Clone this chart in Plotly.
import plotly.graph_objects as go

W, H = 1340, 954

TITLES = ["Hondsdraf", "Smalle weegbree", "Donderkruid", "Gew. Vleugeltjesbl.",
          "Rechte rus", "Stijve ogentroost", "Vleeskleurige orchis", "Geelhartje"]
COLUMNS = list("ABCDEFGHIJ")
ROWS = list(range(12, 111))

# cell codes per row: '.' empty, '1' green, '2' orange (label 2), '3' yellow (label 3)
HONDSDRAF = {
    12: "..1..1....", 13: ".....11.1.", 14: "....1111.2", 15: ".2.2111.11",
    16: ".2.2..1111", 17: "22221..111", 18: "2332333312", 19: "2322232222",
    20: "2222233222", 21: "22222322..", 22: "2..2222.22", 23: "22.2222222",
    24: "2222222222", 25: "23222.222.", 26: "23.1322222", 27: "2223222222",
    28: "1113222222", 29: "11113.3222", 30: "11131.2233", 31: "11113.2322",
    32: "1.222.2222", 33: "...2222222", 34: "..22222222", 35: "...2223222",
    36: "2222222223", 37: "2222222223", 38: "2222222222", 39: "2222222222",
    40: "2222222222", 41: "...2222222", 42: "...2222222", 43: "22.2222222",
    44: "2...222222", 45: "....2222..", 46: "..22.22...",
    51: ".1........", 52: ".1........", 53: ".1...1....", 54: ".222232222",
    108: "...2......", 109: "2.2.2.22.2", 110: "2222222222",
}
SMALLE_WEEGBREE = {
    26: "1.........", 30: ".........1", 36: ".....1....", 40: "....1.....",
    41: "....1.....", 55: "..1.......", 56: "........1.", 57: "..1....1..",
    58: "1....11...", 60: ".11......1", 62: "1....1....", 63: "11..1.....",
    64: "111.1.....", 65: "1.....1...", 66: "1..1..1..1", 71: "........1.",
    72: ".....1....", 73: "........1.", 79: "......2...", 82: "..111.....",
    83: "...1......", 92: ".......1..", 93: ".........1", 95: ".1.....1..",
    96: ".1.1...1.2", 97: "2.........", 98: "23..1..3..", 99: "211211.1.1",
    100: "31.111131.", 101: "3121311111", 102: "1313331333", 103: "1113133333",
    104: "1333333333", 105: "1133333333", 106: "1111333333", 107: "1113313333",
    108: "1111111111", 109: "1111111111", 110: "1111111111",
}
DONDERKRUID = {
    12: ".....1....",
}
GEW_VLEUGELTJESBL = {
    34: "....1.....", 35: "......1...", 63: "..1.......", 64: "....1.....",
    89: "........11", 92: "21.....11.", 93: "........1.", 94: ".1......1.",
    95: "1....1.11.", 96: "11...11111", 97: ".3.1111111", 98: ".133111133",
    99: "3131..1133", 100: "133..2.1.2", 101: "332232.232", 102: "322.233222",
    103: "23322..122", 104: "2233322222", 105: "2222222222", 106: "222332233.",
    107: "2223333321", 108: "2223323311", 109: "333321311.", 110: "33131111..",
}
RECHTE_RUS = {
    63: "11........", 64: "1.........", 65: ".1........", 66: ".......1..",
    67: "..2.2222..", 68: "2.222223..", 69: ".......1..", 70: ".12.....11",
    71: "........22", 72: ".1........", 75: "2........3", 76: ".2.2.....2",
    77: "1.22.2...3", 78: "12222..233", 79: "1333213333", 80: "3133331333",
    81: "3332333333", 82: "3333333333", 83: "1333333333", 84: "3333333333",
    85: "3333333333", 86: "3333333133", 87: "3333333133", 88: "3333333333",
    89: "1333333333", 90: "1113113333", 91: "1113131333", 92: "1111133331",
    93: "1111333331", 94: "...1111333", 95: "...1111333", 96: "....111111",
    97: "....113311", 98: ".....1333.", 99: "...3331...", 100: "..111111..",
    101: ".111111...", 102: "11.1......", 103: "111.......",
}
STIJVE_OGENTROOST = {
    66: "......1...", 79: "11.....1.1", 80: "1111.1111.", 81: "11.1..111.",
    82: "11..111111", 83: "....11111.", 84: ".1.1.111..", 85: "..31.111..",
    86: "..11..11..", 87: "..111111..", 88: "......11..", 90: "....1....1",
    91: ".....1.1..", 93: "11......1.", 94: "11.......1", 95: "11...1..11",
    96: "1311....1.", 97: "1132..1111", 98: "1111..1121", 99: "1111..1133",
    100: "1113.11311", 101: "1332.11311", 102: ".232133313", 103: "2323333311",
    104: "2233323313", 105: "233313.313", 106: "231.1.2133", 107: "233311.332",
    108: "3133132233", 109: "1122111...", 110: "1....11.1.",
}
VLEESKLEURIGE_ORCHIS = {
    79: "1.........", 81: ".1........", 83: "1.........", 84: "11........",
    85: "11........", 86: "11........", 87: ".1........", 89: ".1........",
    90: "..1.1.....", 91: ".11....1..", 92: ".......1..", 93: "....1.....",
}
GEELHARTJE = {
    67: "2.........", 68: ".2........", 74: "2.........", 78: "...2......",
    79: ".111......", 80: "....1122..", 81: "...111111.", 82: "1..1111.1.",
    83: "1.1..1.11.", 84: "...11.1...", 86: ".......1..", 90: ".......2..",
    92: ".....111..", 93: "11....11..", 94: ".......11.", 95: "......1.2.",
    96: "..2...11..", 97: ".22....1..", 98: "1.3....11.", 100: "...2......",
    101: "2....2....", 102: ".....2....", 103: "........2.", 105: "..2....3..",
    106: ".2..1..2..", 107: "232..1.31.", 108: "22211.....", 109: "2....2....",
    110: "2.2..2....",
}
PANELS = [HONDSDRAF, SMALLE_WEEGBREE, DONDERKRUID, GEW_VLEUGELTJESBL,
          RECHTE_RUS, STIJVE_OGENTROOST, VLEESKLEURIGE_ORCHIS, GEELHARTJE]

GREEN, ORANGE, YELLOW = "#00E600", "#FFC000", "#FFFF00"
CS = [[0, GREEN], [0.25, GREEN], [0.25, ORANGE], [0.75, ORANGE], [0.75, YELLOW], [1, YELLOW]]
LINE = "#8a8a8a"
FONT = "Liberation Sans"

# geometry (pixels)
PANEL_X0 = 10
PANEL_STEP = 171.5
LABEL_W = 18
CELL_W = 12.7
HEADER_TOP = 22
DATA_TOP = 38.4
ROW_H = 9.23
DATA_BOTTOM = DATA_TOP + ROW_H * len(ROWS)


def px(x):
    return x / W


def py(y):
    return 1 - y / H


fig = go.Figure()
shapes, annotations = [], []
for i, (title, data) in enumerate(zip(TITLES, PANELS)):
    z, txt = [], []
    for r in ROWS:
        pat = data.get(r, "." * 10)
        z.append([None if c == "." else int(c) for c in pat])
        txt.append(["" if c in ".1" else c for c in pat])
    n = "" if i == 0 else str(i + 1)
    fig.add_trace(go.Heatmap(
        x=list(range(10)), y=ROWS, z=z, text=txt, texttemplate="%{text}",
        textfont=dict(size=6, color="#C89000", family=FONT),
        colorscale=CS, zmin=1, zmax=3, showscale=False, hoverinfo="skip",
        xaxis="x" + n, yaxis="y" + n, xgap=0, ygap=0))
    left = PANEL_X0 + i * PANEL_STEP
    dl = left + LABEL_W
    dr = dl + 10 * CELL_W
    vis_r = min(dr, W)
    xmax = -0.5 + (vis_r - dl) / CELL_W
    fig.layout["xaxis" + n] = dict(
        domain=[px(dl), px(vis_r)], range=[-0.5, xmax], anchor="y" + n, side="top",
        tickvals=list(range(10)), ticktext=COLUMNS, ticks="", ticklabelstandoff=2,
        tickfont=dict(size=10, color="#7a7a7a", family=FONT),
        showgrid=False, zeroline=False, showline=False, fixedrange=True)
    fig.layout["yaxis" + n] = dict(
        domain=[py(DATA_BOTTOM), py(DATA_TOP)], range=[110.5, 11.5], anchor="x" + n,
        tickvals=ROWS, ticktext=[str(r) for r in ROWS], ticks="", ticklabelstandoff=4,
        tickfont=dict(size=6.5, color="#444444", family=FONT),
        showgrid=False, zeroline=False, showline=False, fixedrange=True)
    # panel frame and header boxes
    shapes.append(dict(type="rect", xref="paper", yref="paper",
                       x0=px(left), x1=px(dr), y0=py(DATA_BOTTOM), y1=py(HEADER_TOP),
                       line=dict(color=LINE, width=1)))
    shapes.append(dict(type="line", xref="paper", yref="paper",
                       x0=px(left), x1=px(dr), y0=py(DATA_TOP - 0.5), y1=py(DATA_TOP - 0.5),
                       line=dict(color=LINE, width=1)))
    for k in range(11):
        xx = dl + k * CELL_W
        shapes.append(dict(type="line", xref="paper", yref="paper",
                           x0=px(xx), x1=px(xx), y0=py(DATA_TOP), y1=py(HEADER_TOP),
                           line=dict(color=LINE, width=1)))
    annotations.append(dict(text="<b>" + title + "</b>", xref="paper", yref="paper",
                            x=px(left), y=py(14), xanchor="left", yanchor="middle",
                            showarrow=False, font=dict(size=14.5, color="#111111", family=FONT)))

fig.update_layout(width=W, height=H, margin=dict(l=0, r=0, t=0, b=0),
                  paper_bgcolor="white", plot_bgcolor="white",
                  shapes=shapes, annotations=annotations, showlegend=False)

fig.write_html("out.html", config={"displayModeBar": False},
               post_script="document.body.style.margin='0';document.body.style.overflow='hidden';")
....
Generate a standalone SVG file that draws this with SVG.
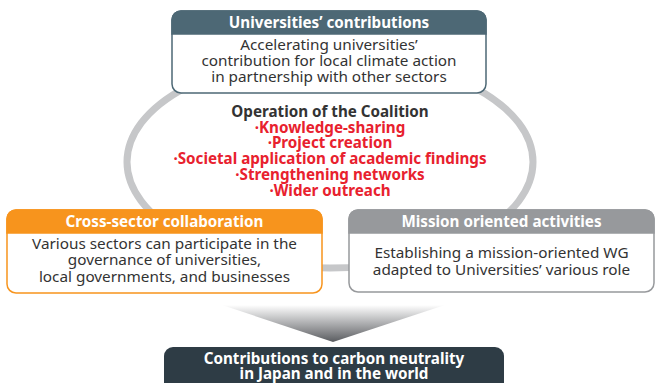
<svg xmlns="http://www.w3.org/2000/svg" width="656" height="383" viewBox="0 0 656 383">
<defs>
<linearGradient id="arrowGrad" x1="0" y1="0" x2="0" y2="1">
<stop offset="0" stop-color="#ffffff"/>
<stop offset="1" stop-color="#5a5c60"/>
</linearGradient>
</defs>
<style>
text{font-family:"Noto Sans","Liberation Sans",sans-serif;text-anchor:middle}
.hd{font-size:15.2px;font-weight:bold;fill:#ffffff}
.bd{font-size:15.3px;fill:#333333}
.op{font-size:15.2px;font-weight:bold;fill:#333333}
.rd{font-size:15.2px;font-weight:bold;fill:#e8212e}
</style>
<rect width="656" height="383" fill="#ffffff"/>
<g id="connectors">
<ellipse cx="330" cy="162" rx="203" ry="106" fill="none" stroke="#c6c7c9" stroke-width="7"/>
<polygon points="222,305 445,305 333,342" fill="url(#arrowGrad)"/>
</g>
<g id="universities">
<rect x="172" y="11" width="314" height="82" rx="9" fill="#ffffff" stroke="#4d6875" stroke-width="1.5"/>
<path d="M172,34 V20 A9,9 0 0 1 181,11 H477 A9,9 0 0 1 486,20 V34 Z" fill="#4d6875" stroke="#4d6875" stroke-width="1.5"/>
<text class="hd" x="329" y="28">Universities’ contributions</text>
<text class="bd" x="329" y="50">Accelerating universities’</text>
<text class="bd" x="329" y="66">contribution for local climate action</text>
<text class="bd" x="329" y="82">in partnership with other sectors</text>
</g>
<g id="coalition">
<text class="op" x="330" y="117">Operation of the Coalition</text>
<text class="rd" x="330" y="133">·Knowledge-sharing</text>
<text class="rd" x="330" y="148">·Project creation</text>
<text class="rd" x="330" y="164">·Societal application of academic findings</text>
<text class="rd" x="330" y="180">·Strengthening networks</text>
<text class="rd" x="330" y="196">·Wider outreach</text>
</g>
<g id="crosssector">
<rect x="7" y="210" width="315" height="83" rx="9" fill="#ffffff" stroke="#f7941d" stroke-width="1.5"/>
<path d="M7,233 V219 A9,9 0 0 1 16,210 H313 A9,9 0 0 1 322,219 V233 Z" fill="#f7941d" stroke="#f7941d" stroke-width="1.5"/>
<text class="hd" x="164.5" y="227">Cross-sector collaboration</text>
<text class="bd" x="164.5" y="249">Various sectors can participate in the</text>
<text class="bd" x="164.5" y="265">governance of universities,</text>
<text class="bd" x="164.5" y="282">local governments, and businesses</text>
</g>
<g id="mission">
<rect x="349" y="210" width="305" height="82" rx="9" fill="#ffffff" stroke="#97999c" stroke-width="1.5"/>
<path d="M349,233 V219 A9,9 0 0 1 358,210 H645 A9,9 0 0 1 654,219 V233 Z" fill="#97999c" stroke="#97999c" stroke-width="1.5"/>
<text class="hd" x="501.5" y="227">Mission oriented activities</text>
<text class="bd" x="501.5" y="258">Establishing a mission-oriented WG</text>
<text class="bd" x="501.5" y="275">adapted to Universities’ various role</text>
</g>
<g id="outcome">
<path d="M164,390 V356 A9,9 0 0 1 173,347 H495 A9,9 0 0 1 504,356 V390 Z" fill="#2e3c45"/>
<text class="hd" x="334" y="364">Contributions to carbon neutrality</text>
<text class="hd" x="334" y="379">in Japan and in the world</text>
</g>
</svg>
....
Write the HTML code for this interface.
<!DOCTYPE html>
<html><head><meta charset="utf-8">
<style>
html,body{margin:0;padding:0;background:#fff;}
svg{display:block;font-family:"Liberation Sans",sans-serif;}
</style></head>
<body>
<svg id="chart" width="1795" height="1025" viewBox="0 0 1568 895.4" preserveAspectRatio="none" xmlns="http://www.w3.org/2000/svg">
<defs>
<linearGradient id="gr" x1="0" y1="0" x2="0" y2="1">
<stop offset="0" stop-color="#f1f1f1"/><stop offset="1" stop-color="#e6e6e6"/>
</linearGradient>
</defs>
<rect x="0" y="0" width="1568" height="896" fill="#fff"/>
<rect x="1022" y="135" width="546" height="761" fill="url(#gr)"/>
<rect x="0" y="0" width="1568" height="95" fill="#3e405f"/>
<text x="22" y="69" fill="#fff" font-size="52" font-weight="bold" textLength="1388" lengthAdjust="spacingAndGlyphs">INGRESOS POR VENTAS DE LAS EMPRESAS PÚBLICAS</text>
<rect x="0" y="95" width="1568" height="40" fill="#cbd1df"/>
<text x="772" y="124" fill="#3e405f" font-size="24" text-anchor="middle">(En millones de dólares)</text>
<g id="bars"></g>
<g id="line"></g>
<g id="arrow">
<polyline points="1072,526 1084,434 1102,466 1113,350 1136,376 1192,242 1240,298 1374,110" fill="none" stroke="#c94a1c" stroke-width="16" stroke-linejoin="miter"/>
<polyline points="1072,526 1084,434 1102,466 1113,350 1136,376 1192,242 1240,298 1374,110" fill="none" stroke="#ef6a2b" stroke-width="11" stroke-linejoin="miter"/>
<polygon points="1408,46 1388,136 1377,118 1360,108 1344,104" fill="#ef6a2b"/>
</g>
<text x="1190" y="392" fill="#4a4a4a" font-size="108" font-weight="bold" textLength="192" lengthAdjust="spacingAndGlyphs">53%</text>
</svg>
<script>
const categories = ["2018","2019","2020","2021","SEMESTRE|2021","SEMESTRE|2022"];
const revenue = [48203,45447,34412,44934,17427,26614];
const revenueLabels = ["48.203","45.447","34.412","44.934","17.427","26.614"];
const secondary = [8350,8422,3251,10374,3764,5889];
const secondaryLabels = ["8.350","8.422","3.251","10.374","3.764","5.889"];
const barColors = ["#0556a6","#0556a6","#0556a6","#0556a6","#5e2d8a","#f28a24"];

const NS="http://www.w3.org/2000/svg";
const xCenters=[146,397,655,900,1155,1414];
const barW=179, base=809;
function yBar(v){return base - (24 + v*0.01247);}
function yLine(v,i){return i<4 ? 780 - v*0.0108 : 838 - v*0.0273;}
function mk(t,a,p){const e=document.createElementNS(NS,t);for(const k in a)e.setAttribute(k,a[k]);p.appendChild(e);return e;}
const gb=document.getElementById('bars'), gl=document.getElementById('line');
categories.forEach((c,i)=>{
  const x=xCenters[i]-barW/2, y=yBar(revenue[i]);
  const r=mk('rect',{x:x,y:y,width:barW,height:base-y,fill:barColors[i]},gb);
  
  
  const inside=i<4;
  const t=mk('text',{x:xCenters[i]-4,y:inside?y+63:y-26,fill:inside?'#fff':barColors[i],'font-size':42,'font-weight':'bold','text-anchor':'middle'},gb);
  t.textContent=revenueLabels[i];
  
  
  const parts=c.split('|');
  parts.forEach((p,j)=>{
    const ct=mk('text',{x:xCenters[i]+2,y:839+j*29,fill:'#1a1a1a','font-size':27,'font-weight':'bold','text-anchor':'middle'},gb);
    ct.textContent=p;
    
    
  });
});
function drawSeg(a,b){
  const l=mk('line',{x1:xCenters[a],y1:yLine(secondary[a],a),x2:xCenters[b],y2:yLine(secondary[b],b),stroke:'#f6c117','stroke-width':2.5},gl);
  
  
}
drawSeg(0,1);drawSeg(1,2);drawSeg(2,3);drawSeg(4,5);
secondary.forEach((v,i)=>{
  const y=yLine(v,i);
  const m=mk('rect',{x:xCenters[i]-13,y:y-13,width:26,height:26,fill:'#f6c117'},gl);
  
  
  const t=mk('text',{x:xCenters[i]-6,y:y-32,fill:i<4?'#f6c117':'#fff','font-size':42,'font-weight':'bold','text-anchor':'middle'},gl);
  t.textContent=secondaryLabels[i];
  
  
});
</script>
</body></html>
....
PROBLEM DETAILS: Reproduce, exactly as written, the stretch of lines whose first line is the one with "Clone this chart in Plotly." and whose last line is the one with "W, H = 1340, 954".

OUTPUT OF THE EXERCISE:
Clone this chart in Plotly.
import plotly.graph_objects as go

W, H = 1340, 954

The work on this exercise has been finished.